How do I use a TimeSeriesSplit with a GridSearchCV object to tune a model in scikit-learn?

17,683

It turns out the problem was I was using GridSearchCV from sklearn.grid_search, which is deprecated. Importing GridSearchCV from sklearn.model_selection resolved the problem:

import xgboost as xgb
from sklearn.model_selection import TimeSeriesSplit, GridSearchCV
import numpy as np
X = np.array([[4, 5, 6, 1, 0, 2], [3.1, 3.5, 1.0, 2.1, 8.3, 1.1]]).T
y = np.array([1, 6, 7, 1, 2, 3])

model = xgb.XGBRegressor()
param_search = {'max_depth' : [3, 5]}

tscv = TimeSeriesSplit(n_splits=2)
gsearch = GridSearchCV(estimator=model, cv=tscv,
                        param_grid=param_search)
gsearch.fit(X, y)

gives:

GridSearchCV(cv=<generator object TimeSeriesSplit.split at 0x11ab4abf8>,
       error_score='raise',
       estimator=XGBRegressor(base_score=0.5, colsample_bylevel=1, colsample_bytree=1, gamma=0,
       learning_rate=0.1, max_delta_step=0, max_depth=3,
       min_child_weight=1, missing=None, n_estimators=100, nthread=-1,
       objective='reg:linear', reg_alpha=0, reg_lambda=1,
       scale_pos_weight=1, seed=0, silent=True, subsample=1),
       fit_params=None, iid=True, n_jobs=1,
       param_grid={'max_depth': [3, 5]}, pre_dispatch='2*n_jobs',
       refit=True, return_train_score=True, scoring=None, verbose=0)
Share:
17,683
cd98
Author by

cd98

Updated on June 12, 2022

Comments

  • cd98
    cd98 almost 2 years

    I've searched the sklearn docs for TimeSeriesSplit and the docs for cross-validation but I haven't been able to find a working example.

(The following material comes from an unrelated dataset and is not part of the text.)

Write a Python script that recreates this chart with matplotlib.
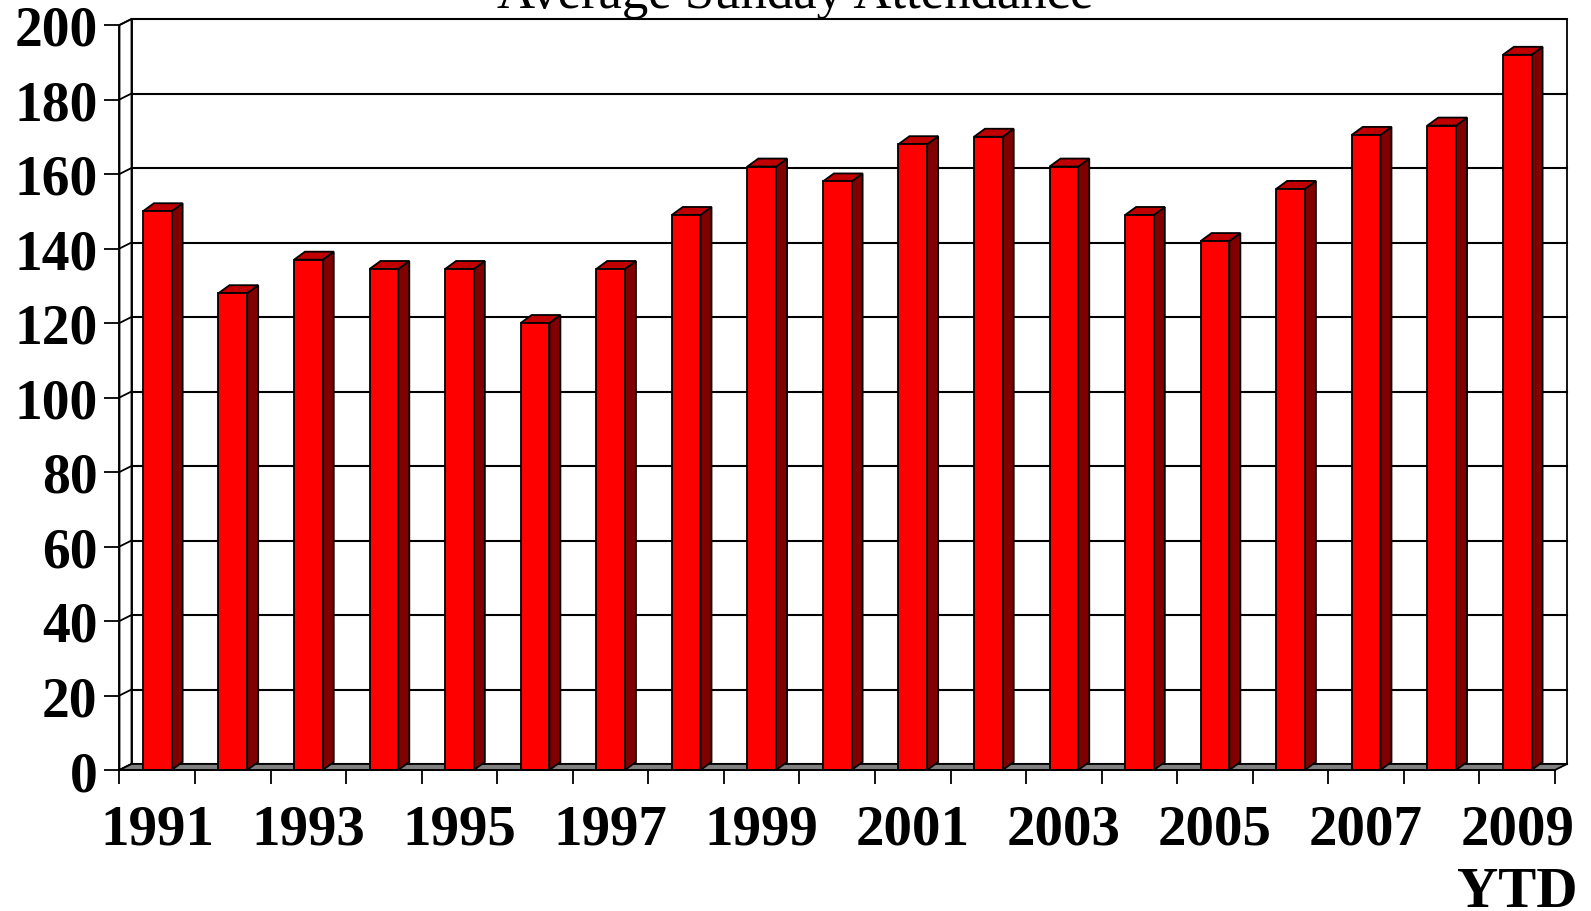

    I'm using sklearn version 0.19.

    This is my setup

    import xgboost as xgb
    from sklearn.model_selection import TimeSeriesSplit
    from sklearn.grid_search import GridSearchCV
    import numpy as np
    X = np.array([[4, 5, 6, 1, 0, 2], [3.1, 3.5, 1.0, 2.1, 8.3, 1.1]]).T
    y = np.array([1, 6, 7, 1, 2, 3])
    tscv = TimeSeriesSplit(n_splits=2)
    for train, test in tscv.split(X):
        print(train, test)
    

    gives:

    [0 1] [2 3]
    [0 1 2 3] [4 5]
    

    If I try:

    model = xgb.XGBRegressor()
    param_search = {'max_depth' : [3, 5]}
    
    my_cv = TimeSeriesSplit(n_splits=2).split(X)
    gsearch = GridSearchCV(estimator=model, cv=my_cv,
                            param_grid=param_search)
    gsearch.fit(X, y)
    

    it gives: TypeError: object of type 'generator' has no len()

    I get the problem: GridSearchCV is trying to call len(cv) but my_cv is an iterator without length. However, the docs for GridSearchCV state I can use a

    int, cross-validation generator or an iterable, optional

    I tried using TimeSeriesSplit without the .split(X) but it still didn't work.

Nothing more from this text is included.